* _OBJECTIVE_: From the entries that follow, list every line in which the string "with" appears.

* _Source code of charts_:
** Begin **

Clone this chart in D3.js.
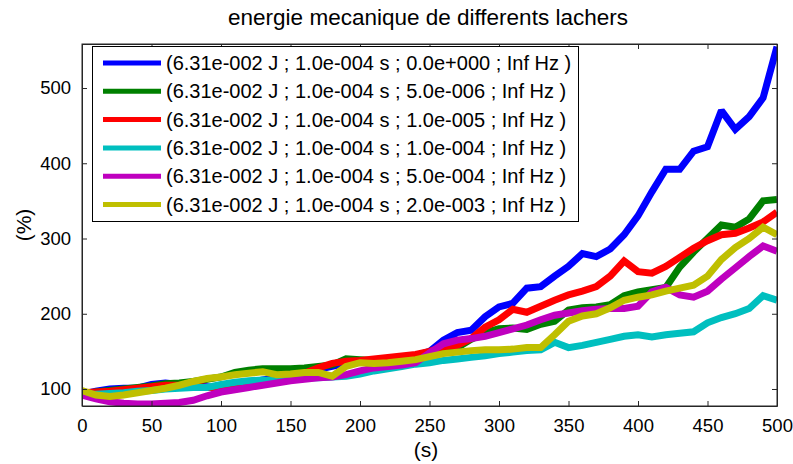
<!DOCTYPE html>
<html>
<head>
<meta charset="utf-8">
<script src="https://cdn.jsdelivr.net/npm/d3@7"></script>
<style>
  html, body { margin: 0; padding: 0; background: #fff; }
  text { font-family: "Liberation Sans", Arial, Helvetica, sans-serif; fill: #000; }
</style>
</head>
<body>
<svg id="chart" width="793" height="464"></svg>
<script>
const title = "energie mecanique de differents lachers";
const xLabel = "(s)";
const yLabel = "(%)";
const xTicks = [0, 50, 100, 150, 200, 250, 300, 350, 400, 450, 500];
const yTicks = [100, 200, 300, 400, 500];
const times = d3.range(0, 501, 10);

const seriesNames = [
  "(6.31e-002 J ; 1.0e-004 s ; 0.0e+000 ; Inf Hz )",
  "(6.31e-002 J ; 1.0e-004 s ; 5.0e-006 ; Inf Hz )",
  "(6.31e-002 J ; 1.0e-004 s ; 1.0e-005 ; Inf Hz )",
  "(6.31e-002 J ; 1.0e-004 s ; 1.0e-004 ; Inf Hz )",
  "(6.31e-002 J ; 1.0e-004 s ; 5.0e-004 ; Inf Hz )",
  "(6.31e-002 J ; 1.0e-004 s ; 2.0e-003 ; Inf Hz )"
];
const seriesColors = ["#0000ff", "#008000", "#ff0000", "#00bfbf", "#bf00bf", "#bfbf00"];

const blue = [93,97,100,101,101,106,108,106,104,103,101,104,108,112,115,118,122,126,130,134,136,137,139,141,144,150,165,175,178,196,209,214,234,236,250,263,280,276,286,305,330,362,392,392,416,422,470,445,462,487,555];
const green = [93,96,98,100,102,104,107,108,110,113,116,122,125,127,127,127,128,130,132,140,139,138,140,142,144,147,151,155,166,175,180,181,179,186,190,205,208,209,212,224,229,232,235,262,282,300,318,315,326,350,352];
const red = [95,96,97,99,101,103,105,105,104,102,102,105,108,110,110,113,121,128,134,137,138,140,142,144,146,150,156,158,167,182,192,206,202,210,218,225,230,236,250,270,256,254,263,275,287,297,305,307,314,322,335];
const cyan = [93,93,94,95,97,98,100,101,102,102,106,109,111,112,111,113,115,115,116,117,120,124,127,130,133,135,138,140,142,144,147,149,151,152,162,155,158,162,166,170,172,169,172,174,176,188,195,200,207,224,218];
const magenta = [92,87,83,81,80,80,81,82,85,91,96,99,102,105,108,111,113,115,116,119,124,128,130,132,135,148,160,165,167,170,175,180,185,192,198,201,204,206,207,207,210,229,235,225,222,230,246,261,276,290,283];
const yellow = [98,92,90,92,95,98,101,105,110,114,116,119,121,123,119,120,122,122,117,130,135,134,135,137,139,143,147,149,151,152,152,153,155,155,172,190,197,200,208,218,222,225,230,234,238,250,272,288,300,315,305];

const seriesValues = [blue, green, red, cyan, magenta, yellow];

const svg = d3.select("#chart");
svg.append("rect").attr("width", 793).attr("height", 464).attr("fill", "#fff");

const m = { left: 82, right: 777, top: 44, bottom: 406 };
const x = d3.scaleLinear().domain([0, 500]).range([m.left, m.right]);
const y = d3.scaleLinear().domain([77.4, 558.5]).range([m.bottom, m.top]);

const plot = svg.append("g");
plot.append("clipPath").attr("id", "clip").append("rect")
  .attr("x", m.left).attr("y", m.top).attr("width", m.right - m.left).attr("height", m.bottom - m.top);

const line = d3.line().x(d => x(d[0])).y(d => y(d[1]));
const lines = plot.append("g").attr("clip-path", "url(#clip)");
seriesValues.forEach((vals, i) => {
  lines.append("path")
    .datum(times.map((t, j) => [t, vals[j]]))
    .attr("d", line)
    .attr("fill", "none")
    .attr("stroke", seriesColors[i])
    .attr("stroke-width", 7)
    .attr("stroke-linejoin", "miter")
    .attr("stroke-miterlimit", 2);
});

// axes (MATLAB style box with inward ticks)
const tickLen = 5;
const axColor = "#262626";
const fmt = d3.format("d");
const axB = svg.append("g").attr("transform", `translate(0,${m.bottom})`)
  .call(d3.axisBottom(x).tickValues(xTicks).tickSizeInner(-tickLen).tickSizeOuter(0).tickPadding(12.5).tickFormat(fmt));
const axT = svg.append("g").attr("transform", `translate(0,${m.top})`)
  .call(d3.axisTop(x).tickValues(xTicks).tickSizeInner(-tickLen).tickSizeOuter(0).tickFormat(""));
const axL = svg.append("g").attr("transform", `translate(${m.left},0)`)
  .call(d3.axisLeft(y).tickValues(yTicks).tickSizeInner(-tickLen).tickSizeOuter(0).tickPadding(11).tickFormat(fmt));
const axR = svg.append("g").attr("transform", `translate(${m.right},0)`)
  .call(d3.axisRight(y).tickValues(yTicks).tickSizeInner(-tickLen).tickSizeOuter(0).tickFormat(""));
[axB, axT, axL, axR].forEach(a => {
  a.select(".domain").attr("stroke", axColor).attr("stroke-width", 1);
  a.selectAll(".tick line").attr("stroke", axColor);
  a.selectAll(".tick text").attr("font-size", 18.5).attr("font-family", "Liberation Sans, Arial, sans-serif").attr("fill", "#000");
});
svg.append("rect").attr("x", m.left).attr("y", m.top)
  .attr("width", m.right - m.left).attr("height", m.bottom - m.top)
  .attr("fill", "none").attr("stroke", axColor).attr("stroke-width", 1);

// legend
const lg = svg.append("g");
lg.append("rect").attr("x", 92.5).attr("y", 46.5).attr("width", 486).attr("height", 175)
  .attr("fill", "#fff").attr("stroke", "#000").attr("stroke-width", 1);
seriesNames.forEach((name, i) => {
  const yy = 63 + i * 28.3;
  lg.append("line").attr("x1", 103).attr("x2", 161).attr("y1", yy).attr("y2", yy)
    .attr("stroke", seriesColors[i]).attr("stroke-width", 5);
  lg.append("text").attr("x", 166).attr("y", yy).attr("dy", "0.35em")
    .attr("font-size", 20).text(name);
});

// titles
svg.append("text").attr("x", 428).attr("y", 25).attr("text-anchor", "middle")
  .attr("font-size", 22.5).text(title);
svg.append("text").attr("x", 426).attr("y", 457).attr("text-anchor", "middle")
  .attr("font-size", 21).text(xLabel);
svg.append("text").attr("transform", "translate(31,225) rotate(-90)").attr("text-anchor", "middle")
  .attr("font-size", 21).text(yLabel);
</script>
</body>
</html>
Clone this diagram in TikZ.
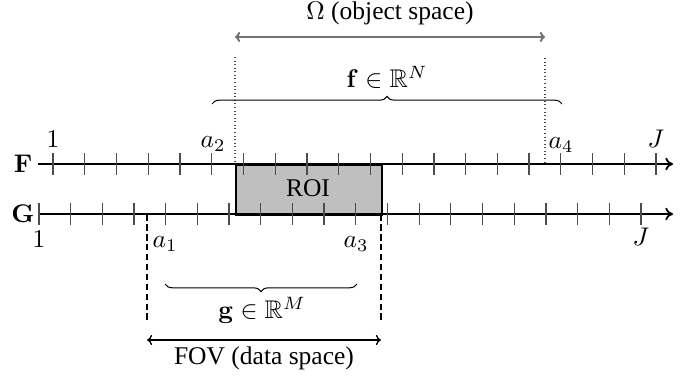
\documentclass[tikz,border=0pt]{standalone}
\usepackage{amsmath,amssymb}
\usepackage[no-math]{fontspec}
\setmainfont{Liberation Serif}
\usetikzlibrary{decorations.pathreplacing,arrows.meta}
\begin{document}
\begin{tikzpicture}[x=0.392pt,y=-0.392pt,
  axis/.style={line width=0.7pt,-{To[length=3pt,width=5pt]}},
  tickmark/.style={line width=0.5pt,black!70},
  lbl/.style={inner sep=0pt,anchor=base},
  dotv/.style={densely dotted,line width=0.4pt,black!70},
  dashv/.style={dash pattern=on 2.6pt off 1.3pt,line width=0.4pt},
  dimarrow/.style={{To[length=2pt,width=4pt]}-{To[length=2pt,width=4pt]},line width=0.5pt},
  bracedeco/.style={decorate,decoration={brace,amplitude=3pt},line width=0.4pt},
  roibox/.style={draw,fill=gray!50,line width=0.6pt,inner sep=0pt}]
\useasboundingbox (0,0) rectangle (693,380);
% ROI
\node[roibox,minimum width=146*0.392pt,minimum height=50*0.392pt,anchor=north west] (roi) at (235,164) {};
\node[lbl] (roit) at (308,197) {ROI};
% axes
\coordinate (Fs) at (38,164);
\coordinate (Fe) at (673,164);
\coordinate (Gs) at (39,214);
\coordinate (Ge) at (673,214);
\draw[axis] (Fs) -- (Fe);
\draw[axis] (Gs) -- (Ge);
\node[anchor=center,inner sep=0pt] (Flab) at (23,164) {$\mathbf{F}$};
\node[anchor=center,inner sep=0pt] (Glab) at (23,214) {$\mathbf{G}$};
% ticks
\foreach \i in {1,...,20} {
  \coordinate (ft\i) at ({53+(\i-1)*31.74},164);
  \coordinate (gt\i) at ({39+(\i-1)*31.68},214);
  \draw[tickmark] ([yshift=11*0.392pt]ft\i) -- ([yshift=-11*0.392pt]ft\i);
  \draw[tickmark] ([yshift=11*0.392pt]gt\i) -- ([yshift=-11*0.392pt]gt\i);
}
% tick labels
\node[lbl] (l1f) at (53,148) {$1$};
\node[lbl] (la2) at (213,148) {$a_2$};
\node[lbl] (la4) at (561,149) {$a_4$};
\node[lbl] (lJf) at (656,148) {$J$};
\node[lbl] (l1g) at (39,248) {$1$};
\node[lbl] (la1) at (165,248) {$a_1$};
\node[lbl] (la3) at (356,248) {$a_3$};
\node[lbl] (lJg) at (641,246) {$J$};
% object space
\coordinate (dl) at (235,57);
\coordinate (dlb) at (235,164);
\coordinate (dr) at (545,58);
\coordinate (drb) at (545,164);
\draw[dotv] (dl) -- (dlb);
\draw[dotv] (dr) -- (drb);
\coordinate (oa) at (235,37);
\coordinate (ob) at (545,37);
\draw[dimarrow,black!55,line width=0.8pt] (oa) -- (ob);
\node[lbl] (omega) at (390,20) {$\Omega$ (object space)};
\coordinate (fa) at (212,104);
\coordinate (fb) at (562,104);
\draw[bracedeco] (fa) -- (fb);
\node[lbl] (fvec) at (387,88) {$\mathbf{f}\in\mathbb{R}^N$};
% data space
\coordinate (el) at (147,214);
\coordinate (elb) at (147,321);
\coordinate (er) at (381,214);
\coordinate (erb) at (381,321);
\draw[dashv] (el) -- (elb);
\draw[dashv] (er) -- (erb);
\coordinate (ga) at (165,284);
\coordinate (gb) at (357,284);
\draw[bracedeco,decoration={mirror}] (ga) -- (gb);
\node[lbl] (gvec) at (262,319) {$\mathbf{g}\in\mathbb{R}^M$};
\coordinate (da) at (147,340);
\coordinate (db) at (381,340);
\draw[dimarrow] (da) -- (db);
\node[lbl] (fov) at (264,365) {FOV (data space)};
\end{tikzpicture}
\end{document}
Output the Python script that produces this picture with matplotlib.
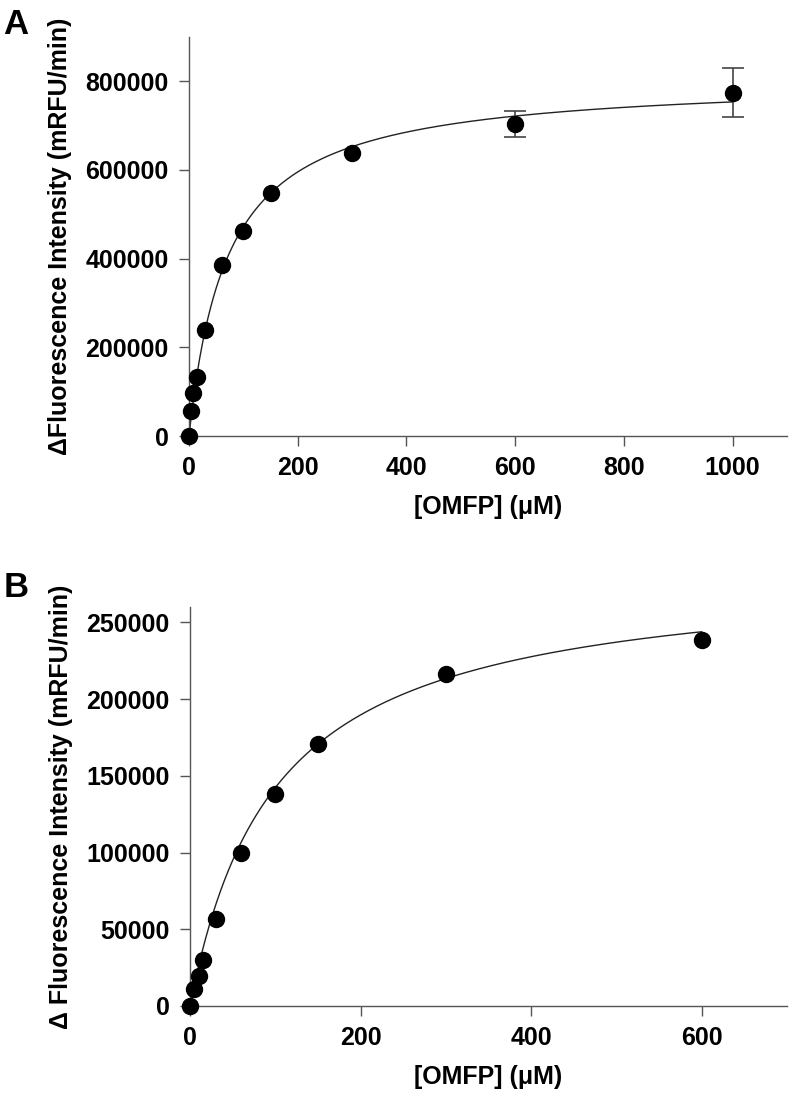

** End **

* _ANSWER FOR THE TASK_:
// axes (MATLAB style box with inward ticks)
Output the Python script that produces this picture with matplotlib.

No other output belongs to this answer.